The vessel’s 533-pound (242 kg) tanks were filled with hydrogen, some of it produced in California, with clean energy. This pioneering event was also possible due to BayoTech, who transported the gaseous hydrogen for the ship’s sea trials, and West Coast Clean Fuels (WCCF), who developed a clean fuel supply chain.

Sea Change boasts a fuel cell system and a fueling system that claim to be unique in the industry, developed by Zero Emission Industries (ZEI). The design of this system made it possible for the ferry to be fueled straight from a hydrogen truck – which simplifies the whole process.

But it took a long time to get to this remarkable achievement. The team at Switch Maritime had been working with the United States Coast Guard (USCG) for years, to make sure that the hydrogen fuel cell system would be integrated safely on its passenger ferry. Finally, USCG approved the vessel’s hydrogen powertrain and storage systems in October.

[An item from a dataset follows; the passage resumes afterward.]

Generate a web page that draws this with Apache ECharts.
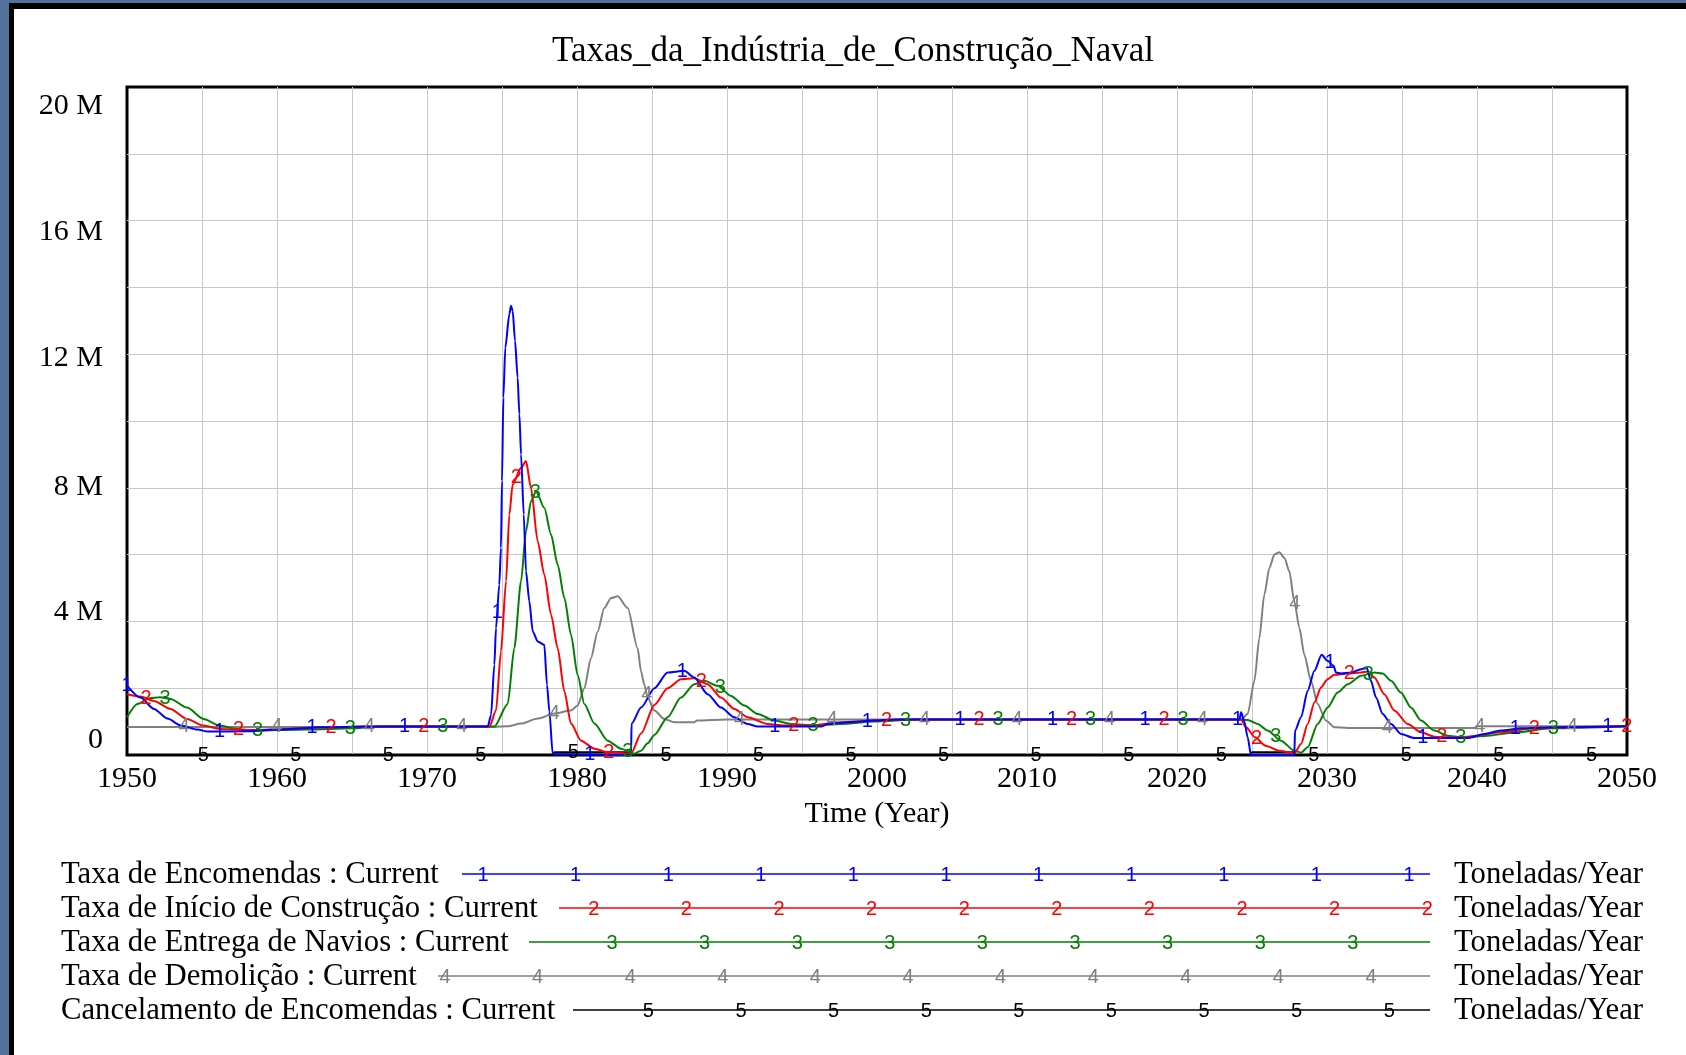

This successful hydrogen refueling of a commercial ferry, the first of its kind in the U.S., proves that hydrogen power systems could be implemented on larger, ocean-going ships as well, in the near future. According to Switch, there are still not enough green hydrogen supplies in the U.S., but as more ships turn to this alternative power system, the costs of green hydrogen will eventually drop, encouraging even more companies to switch to clean alternatives.